Agricom.id, JAKARTA – Badan Pangan Nasional (Bapanas) terus mengimplementasikan kebijakan strategis guna mencapai swasembada pangan pada 2027. Salah satu langkah utama adalah menaikkan harga gabah kering panen (GKP) menjadi Rp6.500/kg dari sebelumnya Rp6.000/kg, sebagaimana tertuang dalam Keputusan Kepala Bapanas No. 2 Tahun 2025 yang direvisi menjadi Perbadan No. 14 Tahun 2025.
Selain itu, Bapanas menugaskan Perusahaan Umum (Perum) Bulog untuk menyerap 3 juta ton setara beras sepanjang tahun 2025. Sekretaris Utama Bapanas, Sarwo Edhy, menyatakan bahwa kebijakan ini merupakan tindak lanjut dari Rapat Koordinasi Terbatas (Rakortas) guna memperkuat ketahanan pangan nasional.
“Kami berharap target ini bisa tercapai dengan baik, sehingga ketahanan pangan semakin kuat,” ujar Sarwo Edhy dalam diskusi pertanian dihadiri Agricom.id, Kamis (7/2/2025) di Jakarta.
Bapanas juga menggalakkan kampanye pengurangan pemborosan pangan. Berdasarkan data Badan Pusat Statistik (BPS), sekitar 31 persen makanan terbuang, terdiri dari 17 persen sampah makanan dan 14 persen food loss. Sarwo menekankan bahwa efisiensi konsumsi pangan dapat mengurangi kebutuhan impor beras secara signifikan.
“Jika kita bisa menghemat 10 persen saja dari total kebutuhan 30,6 juta ton beras per tahun, maka kita dapat mengurangi impor hingga 3 juta ton,” jelasnya.

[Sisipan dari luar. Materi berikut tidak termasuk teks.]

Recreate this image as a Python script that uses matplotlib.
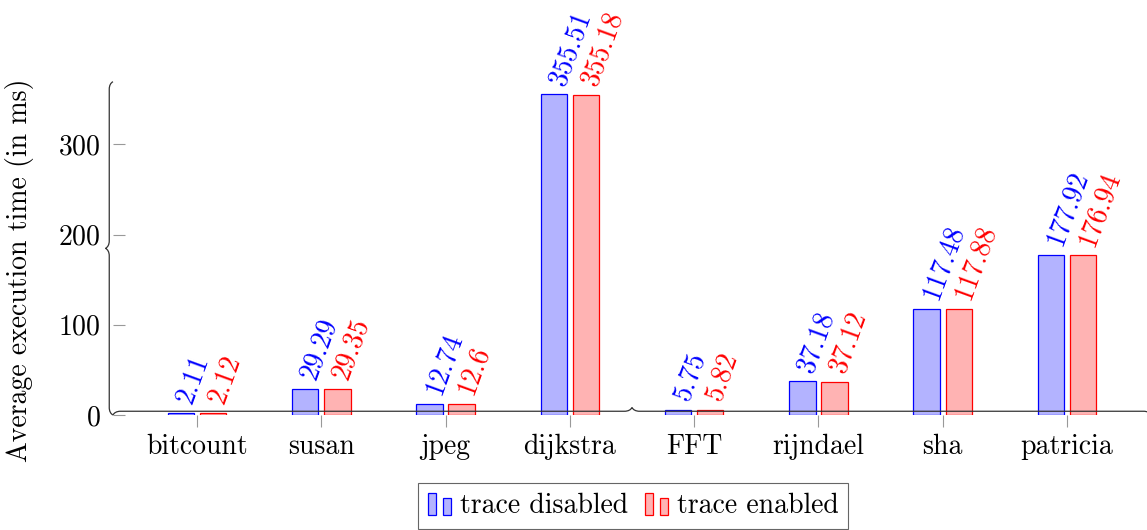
import numpy as np
import matplotlib
matplotlib.use('Agg')
import matplotlib.pyplot as plt
import matplotlib.patches as patches
from matplotlib.path import Path
from matplotlib.transforms import IdentityTransform
from matplotlib.legend_handler import HandlerBase

plt.rcParams['font.family'] = 'cmr10'
plt.rcParams['axes.formatter.use_mathtext'] = True
plt.rcParams['font.size'] = 20

categories = ['bitcount', 'susan', 'jpeg', 'dijkstra', 'FFT', 'rijndael', 'sha', 'patricia']
trace_disabled = [2.11, 29.29, 12.74, 355.51, 5.75, 37.18, 117.48, 177.92]
trace_enabled = [2.12, 29.35, 12.6, 355.18, 5.82, 37.12, 117.88, 176.94]
series_names = ['trace disabled', 'trace enabled']
yticks = [0, 100, 200, 300]

W, H = 1147, 530
fig = plt.figure(figsize=(W / 100, H / 100), dpi=100)
# axes box in pixels (image coords, y down)
ax_l, ax_r, ax_b, ax_t = 113, 1151, 415, 81.7
ax = fig.add_axes([ax_l / W, (H - ax_b) / H, (ax_r - ax_l) / W, (ax_b - ax_t) / H])

x = np.arange(len(categories))
bw = 0.213
shift = 0.129
blue_face = (0.7, 0.7, 1.0)
red_face = (1.0, 0.7, 0.7)

ax.bar(x - shift, trace_disabled, bw, facecolor=blue_face, edgecolor='blue', linewidth=0.9)
ax.bar(x + shift, trace_enabled, bw, facecolor=red_face, edgecolor='red', linewidth=0.9)

for xi, v in zip(x - shift, trace_disabled):
    ax.annotate('{:g}'.format(v), (xi, v), xytext=(2.5, 7.5), textcoords='offset points',
                rotation=70, rotation_mode='anchor', ha='left', va='center',
                color='blue', annotation_clip=False)
for xi, v in zip(x + shift, trace_enabled):
    ax.annotate('{:g}'.format(v), (xi, v), xytext=(2.5, 7.5), textcoords='offset points',
                rotation=70, rotation_mode='anchor', ha='left', va='center',
                color='red', annotation_clip=False)

ax.set_xlim(-0.676, 7.676)
ax.set_ylim(0, 369.5)
ax.set_xticks(x)
ax.set_xticklabels(categories)
ax.set_yticks(yticks)
ax.tick_params(axis='x', direction='out', length=8.5, width=0.8, color='0.6', pad=5)
ax.tick_params(axis='y', direction='in', length=8.5, width=0.8, color='0.6', pad=9)
for s in ax.spines.values():
    s.set_visible(False)
ax.patch.set_alpha(0)

fig.text(20 / W, 1 - 270 / H, 'Average execution time (in ms)', rotation=90,
         ha='center', va='center')


# axis lines drawn as curly braces (tip on the left of the direction of travel)
def brace(p0, p1, a):
    p0 = np.asarray(p0, float)
    p1 = np.asarray(p1, float)
    L = np.hypot(*(p1 - p0))
    u = (p1 - p0) / L
    n = np.array([-u[1], u[0]])
    m = L / 2
    st = [(0, 0),
          (0.15 * a, 0.3 * a), (0.5 * a, 0.5 * a), (a, 0.5 * a),
          (m - a, 0.5 * a),
          (m - 0.5 * a, 0.5 * a), (m - 0.15 * a, 0.7 * a), (m, a),
          (m + 0.15 * a, 0.7 * a), (m + 0.5 * a, 0.5 * a), (m + a, 0.5 * a),
          (L - a, 0.5 * a),
          (L - 0.5 * a, 0.5 * a), (L - 0.15 * a, 0.3 * a), (L, 0)]
    codes = [Path.MOVETO] + [Path.CURVE4] * 3 + [Path.LINETO] + [Path.CURVE4] * 6 + \
            [Path.LINETO] + [Path.CURVE4] * 3
    verts = [p0 + s * u + t * n for s, t in st]
    return Path(verts, codes)


fig.canvas.draw()
origin = ax.transData.transform((ax.get_xlim()[0], 0))
ytop = ax.transData.transform((ax.get_xlim()[0], ax.get_ylim()[1]))
xend = ax.transData.transform((ax.get_xlim()[1], 0))
for p_end in [ytop, xend]:
    fig.add_artist(patches.PathPatch(brace(origin, p_end, 7.5), facecolor='none',
                                     edgecolor='0.2', linewidth=0.9,
                                     transform=IdentityTransform(), clip_on=False))


class TwoBarHandler(HandlerBase):
    def create_artists(self, legend, orig_handle, xdescent, ydescent, width, height, fontsize, trans):
        fc = orig_handle.get_facecolor()
        ec = orig_handle.get_edgecolor()
        bwid = width * 0.35
        r1 = patches.Rectangle((-xdescent, -ydescent), bwid, height, facecolor=fc,
                               edgecolor=ec, linewidth=0.9, transform=trans)
        r2 = patches.Rectangle((-xdescent + width - bwid, -ydescent), bwid, height * 0.75,
                               facecolor=fc, edgecolor=ec, linewidth=0.9, transform=trans)
        return [r1, r2]


h1 = patches.Rectangle((0, 0), 1, 1, facecolor=blue_face, edgecolor='blue')
h2 = patches.Rectangle((0, 0), 1, 1, facecolor=red_face, edgecolor='red')
leg = fig.legend([h1, h2], series_names, loc='center', ncol=2,
                 bbox_to_anchor=(633 / W, 1 - 506 / H),
                 handler_map={patches.Rectangle: TwoBarHandler()},
                 handlelength=0.86, handleheight=0.86, handletextpad=0.3,
                 columnspacing=0.6, borderpad=0.35, borderaxespad=0,
                 fancybox=False, frameon=True, edgecolor='0.25')
leg.get_frame().set_linewidth(0.8)

fig.savefig('out.png', dpi=100)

Wakil Ketua Umum Dewan Pengurus Nasional Himpunan Kerukunan Tani Indonesia (DPN HKTI), Mulyono Machmur, menyoroti peran penting HKTI dalam memperjuangkan harga pembelian pemerintah (HPP) yang menguntungkan petani. Ia mengungkapkan bahwa HKTI turut mengusulkan kenaikan HPP dari sebelumnya Rp4.200—Rp5.500 per kg menjadi Rp6.500 per kg agar petani memperoleh keuntungan minimal 30 persen.
Selain itu, HKTI juga mengusulkan penyederhanaan distribusi subsidi kepada petani, yang kini telah mendapat dukungan dari Dewan Perwakilan Rakyat (DPR). Mulyono menegaskan bahwa distribusi yang lebih efisien akan memastikan bantuan tepat sasaran dan mudah diakses oleh petani.

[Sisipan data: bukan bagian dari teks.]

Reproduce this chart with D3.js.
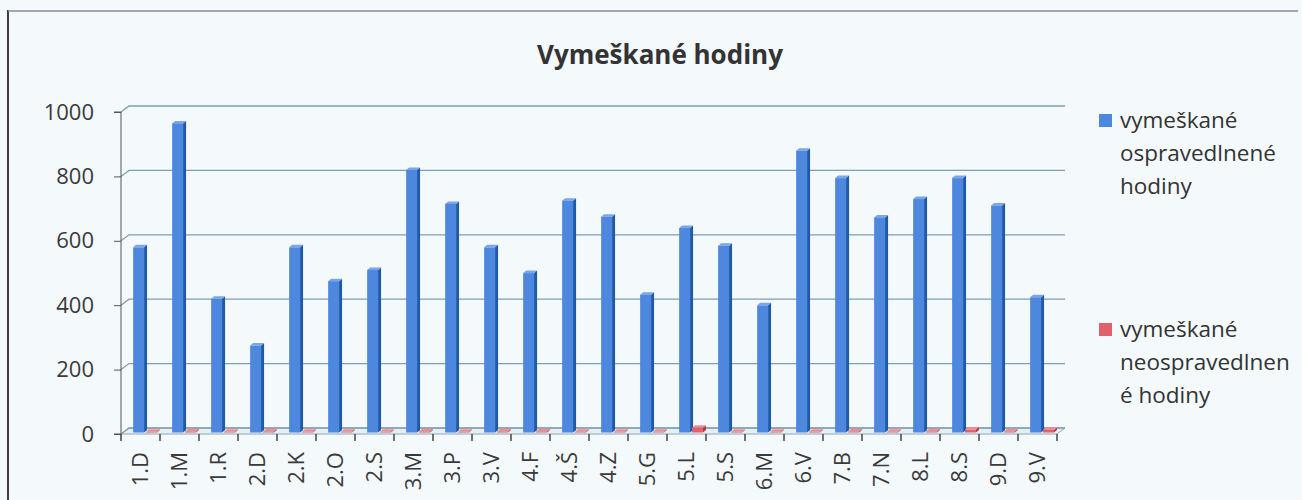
<!DOCTYPE html>
<html>
  <head>
    <meta charset="utf-8">
    <title>Vymeškané hodiny</title>
    <script src="https://d3js.org/d3.v7.min.js"></script>
    <style>
      body { margin: 0; background: #f4f9fc; }
      svg { display: block; font-family: "Open Sans", sans-serif; }
      .axis text { fill: #3a3a3a; font-family: "Open Sans", sans-serif; }
      .axis path, .axis line { stroke: #555; }
    </style>
  </head>
  <body>
    <svg id="chart" width="1302" height="500"></svg>
    <script>
      // data
      var classes = ["1.D", "1.M", "1.R", "2.D", "2.K", "2.O", "2.S", "3.M", "3.P", "3.V", "4.F", "4.Š",
                     "4.Z", "5.G", "5.L", "5.S", "6.M", "6.V", "7.B", "7.N", "8.L", "8.S", "9.D", "9.V"];
      var excused = [575, 960, 415, 270, 575, 470, 505, 815, 710, 575, 495, 720,
                     670, 428, 635, 580, 395, 875, 790, 668, 725, 790, 705, 420];
      var unexcused = [2, 3, 2, 3, 2, 2, 2, 3, 2, 3, 3, 2,
                       2, 2, 15, 2, 2, 2, 3, 2, 3, 9, 3, 8];
      var yTicks = [0, 200, 400, 600, 800, 1000];
      var seriesNames = [["vymeškané", "ospravedlnené", "hodiny"], ["vymeškané", "neospravedlnen", "é hodiny"]];

      // name page elements
      svg = d3.select("#chart");
      depth = { x: 8, y: -6 };

      x = d3.scaleBand()
        .domain(classes)
        .range([121, 1057]);
      y = d3.scaleLinear()
        .domain([0, 1000])
        .range([434, 112]);

      // frame of the scanned page
      svg.append("line")
        .attr("x1", 8).attr("x2", 8).attr("y1", 10).attr("y2", 500)
        .attr("stroke", "#3d3d3d").attr("stroke-width", 2);
      svg.append("line")
        .attr("x1", 8).attr("x2", 1298).attr("y1", 11).attr("y2", 11)
        .attr("stroke", "#7f8fa3").attr("stroke-width", 1.5);

      // title
      svg.append("text")
        .attr("x", 660).attr("y", 64)
        .attr("text-anchor", "middle")
        .style("font-size", "26px").style("font-weight", "bold").style("fill", "#333")
        .text("Vymeškané hodiny");

      // floor
      svg.append("path")
        .attr("d", "M" + x.range()[0] + "," + y(0) + "L" + x.range()[1] + "," + y(0) +
          "L" + (x.range()[1] + depth.x) + "," + (y(0) + depth.y) +
          "L" + (x.range()[0] + depth.x) + "," + (y(0) + depth.y) + "Z")
        .attr("fill", "#e4eef4").attr("stroke", "#8fa8b6").attr("stroke-width", 1);

      // gridlines on the back wall
      grid = svg.append("g");
      grid.selectAll("path")
        .data(yTicks)
        .join("path")
          .attr("d", function(d) {
            return "M" + x.range()[0] + "," + y(d) +
              "L" + (x.range()[0] + depth.x) + "," + (y(d) + depth.y) +
              "L" + (x.range()[1] + depth.x) + "," + (y(d) + depth.y);
          })
          .attr("fill", "none").attr("stroke", "#7e9fb2").attr("stroke-width", 1.3);

      // bars (pseudo 3d: front, side, top)
      function drawBars(values, offset, colours) {
        var g = svg.append("g");
        var bw = x.bandwidth() * 0.28;
        var dx = 3, dy = -2.5, ox = 2, oy = -1.5;
        classes.forEach(function(c, i) {
          var x0 = x(c) + x.bandwidth() * offset + ox;
          var top = y(values[i]) + oy;
          var bottom = y(0) + oy;
          g.append("path")
            .attr("d", "M" + (x0 + bw) + "," + bottom + "L" + (x0 + bw + dx) + "," + (bottom + dy) +
              "L" + (x0 + bw + dx) + "," + (top + dy) + "L" + (x0 + bw) + "," + top + "Z")
            .attr("fill", colours[1]);
          g.append("path")
            .attr("d", "M" + x0 + "," + top + "L" + (x0 + dx) + "," + (top + dy) +
              "L" + (x0 + bw + dx) + "," + (top + dy) + "L" + (x0 + bw) + "," + top + "Z")
            .attr("fill", colours[2]);
          g.append("rect")
            .attr("x", x0).attr("y", top)
            .attr("width", bw).attr("height", bottom - top)
            .attr("fill", colours[0]);
        });
      }
      drawBars(excused, 0.26, ["#4d88de", "#1f5aa6", "#79a6ea"]);
      drawBars(unexcused, 0.59, ["#e0606c", "#b03a48", "#ee8c94"]);

      // axes
      yAxis = d3.axisLeft(y)
        .tickValues(yTicks)
        .tickFormat(d3.format("d"))
        .tickSize(7)
        .tickPadding(20);
      svg.append("g")
        .attr("class", "axis")
        .attr("transform", "translate(" + x.range()[0] + ",0)")
        .call(yAxis)
        .call(function(g) { g.selectAll("text").style("font-size", "22px"); })
        .call(function(g) { g.select(".domain").attr("d", "M-7," + y(1000) + "H0V" + y(0) + "H-7"); });

      xAxis = d3.axisBottom(x)
        .tickSize(0);
      svg.append("g")
        .attr("class", "axis")
        .attr("transform", "translate(0," + y(0) + ")")
        .call(xAxis)
        .call(function(g) { g.select(".domain").remove(); })
        .call(function(g) {
          g.selectAll("text")
            .attr("transform", "rotate(-90)")
            .attr("x", -18).attr("y", 0).attr("dy", "0.35em")
            .style("text-anchor", "end")
            .style("font-size", "22px");
        });
      svg.append("g")
        .selectAll("line")
        .data(classes.map(function(c) { return x(c); }).concat([x.range()[1]]))
        .join("line")
          .attr("x1", function(d) { return d; }).attr("x2", function(d) { return d; })
          .attr("y1", y(0)).attr("y2", y(0) + 7)
          .attr("stroke", "#444").attr("stroke-width", 1.5);

      // legend
      legend = svg.append("g").attr("transform", "translate(1099,0)");
      [["#4d88de", 114], ["#e0606c", 323]].forEach(function(d, i) {
        legend.append("rect")
          .attr("x", 0).attr("y", d[1])
          .attr("width", 13).attr("height", 13)
          .attr("fill", d[0]);
        legend.append("text")
          .attr("x", 21).attr("y", d[1] + 14)
          .style("font-size", "22.5px").style("fill", "#333")
          .selectAll("tspan")
          .data(seriesNames[i])
          .join("tspan")
            .attr("x", 21)
            .attr("dy", function(t, j) { return j == 0 ? 0 : 33; })
            .text(function(t) { return t; });
      });
    </script>
  </body>
</html>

Ia juga menyinggung keberhasilan swasembada pangan pada 1984 yang didukung oleh ekosistem “Catur Sarana,” yaitu sinergi antara lembaga permodalan, kios sarana produksi, penyuluh pertanian, serta koperasi unit desa (KUD) sebagai pembeli hasil pertanian. Menurutnya, kolaborasi antara pemerintah pusat dan daerah tetap menjadi kunci keberhasilan swasembada pangan di masa depan.
Di sisi lain, Direktur Irigasi Pertanian, Ditjen Sarana dan Prasarana Pertanian, Kementerian Pertanian (Kementan), Dhani Gartina, menegaskan bahwa pemerintah akan terus mendorong penguatan infrastruktur pertanian, terutama di sektor irigasi dan pompanisasi.
“Kami optimis dengan penguatan irigasi dan pompanisasi serta pemanfaatan teknologi pertanian, swasembada pangan 2027 bisa kita capai,” pungkas Dhani.
Dengan berbagai langkah strategis ini, diharapkan Indonesia tidak hanya mencapai swasembada pangan tetapi juga memperkuat posisinya sebagai lumbung pangan dunia. (A2)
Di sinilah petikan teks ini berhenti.